#### [Given material]
— start —
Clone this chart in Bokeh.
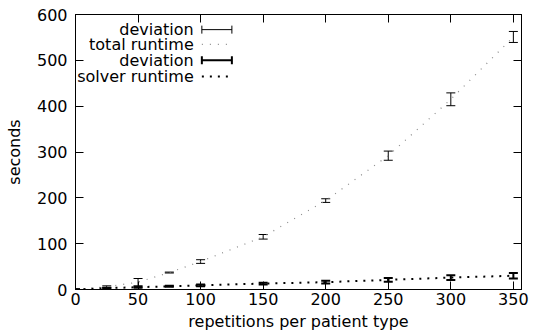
from bokeh.plotting import figure
from bokeh.models import (ColumnDataSource, Whisker, TeeHead, LinearAxis, Label,
                          Arrow, FixedTicker, Range1d, CustomJSTickFormatter)
from bokeh.embed import file_html
from bokeh.resources import INLINE

# ---- data ----
reps = [0, 25, 50, 75, 100, 150, 200, 250, 300, 350]
total_runtime = [0, 6, 16, 37, 61, 115, 194, 292, 415, 551]
total_dev = [1, 2, 8, 1, 4, 5, 4, 10, 14, 12]
solver_runtime = [0, 3, 5, 7, 9, 13, 16, 21, 26, 30]
solver_dev = [0.5, 1, 1, 1, 2, 2, 3, 4, 5, 6]
x_ticks = [0, 50, 100, 150, 200, 250, 300, 350]
y_ticks = [0, 100, 200, 300, 400, 500, 600]

FONT = "DejaVu Sans"
FS = "16px"

src = ColumnDataSource(dict(
    x=reps,
    t=total_runtime,
    t_lo=[v - d for v, d in zip(total_runtime, total_dev)],
    t_hi=[v + d for v, d in zip(total_runtime, total_dev)],
    s=solver_runtime,
    s_lo=[v - d for v, d in zip(solver_runtime, solver_dev)],
    s_hi=[v + d for v, d in zip(solver_runtime, solver_dev)],
))

p = figure(frame_width=446, frame_height=275, output_backend="svg",
           toolbar_location=None,
           x_range=Range1d(0, 356.5), y_range=Range1d(0, 600),
           min_border_left=75, min_border_right=12, min_border_top=14,
           min_border_bottom=44)
p.grid.visible = False
p.outline_line_color = "black"
p.outline_line_width = 1

def style_axis(ax, labels=True):
    ax.major_tick_in = 8
    ax.major_tick_out = 0
    ax.minor_tick_in = 0
    ax.minor_tick_out = 0
    ax.axis_line_color = "black"
    ax.major_tick_line_color = "black"
    ax.major_label_text_font = FONT
    ax.major_label_text_font_size = FS
    ax.major_label_text_color = "black"
    ax.axis_label_text_font = FONT
    ax.axis_label_text_font_size = FS
    ax.axis_label_text_font_style = "normal"
    ax.axis_label_text_color = "black"
    if not labels:
        ax.formatter = CustomJSTickFormatter(code="return ''")
        ax.major_label_standoff = 0

p.xaxis.ticker = FixedTicker(ticks=x_ticks)
p.yaxis.ticker = FixedTicker(ticks=y_ticks)
p.xaxis.axis_label = "repetitions per patient type"
p.yaxis.axis_label = "seconds"
style_axis(p.xaxis[0])
style_axis(p.yaxis[0])
p.xaxis.major_label_standoff = 3
p.xaxis.axis_label_standoff = 4
p.yaxis.major_label_standoff = 8
p.yaxis.axis_label_standoff = 10

top = LinearAxis(ticker=FixedTicker(ticks=x_ticks))
style_axis(top, labels=False)
p.add_layout(top, "above")
right = LinearAxis(ticker=FixedTicker(ticks=y_ticks))
style_axis(right, labels=False)
p.add_layout(right, "right")

# lines
p.line("x", "t", source=src, line_color="#8a8a8a", line_width=1.2, line_dash="1 7")
p.line("x", "s", source=src, line_color="black", line_width=2, line_dash="2 6")

# error bars
p.add_layout(Whisker(base="x", lower="t_lo", upper="t_hi", source=src,
                     line_color="black", line_width=1,
                     lower_head=TeeHead(size=9, line_color="black", line_width=1),
                     upper_head=TeeHead(size=9, line_color="black", line_width=1)))
p.add_layout(Whisker(base="x", lower="s_lo", upper="s_hi", source=src,
                     line_color="black", line_width=2,
                     lower_head=TeeHead(size=9, line_color="black", line_width=2),
                     upper_head=TeeHead(size=9, line_color="black", line_width=2)))

# key (gnuplot style: text right-aligned, sample on the right)
KX = 94.5        # right edge of key texts (data units)
S0, S1 = 101, 125
key_rows = [("deviation", 567, "err", 1),
            ("total runtime", 535, "dot_gray", 1),
            ("deviation", 500, "err", 2),
            ("solver runtime", 465, "dot_black", 2)]
for txt, yy, kind, lw in key_rows:
    p.add_layout(Label(x=KX, y=yy, text=txt, text_align="right",
                       text_baseline="middle", text_font=FONT,
                       text_font_size=FS, text_color="black"))
    if kind == "err":
        p.add_layout(Arrow(x_start=S0, y_start=yy, x_end=S1, y_end=yy,
                           line_color="black", line_width=lw,
                           start=TeeHead(size=8, line_color="black", line_width=lw),
                           end=TeeHead(size=8, line_color="black", line_width=lw)))
    elif kind == "dot_gray":
        p.add_layout(Arrow(x_start=S0, y_start=yy, x_end=S1, y_end=yy,
                           line_color="#8a8a8a", line_width=1.2, line_dash="1 7",
                           end=None))
    else:
        p.add_layout(Arrow(x_start=S0, y_start=yy, x_end=S1, y_end=yy,
                           line_color="black", line_width=2, line_dash="2 6",
                           end=None))

open("out.html", "w").write(file_html(p, INLINE))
— end —
#### [Exercise task]
Begin at the top of the material above and output each line exactly, stopping after the line that holds "from bokeh.resources import INLINE". Leave out pictures.

#### [Written answer]
Clone this chart in Bokeh.
from bokeh.plotting import figure
from bokeh.models import (ColumnDataSource, Whisker, TeeHead, LinearAxis, Label,
                          Arrow, FixedTicker, Range1d, CustomJSTickFormatter)
from bokeh.embed import file_html
from bokeh.resources import INLINE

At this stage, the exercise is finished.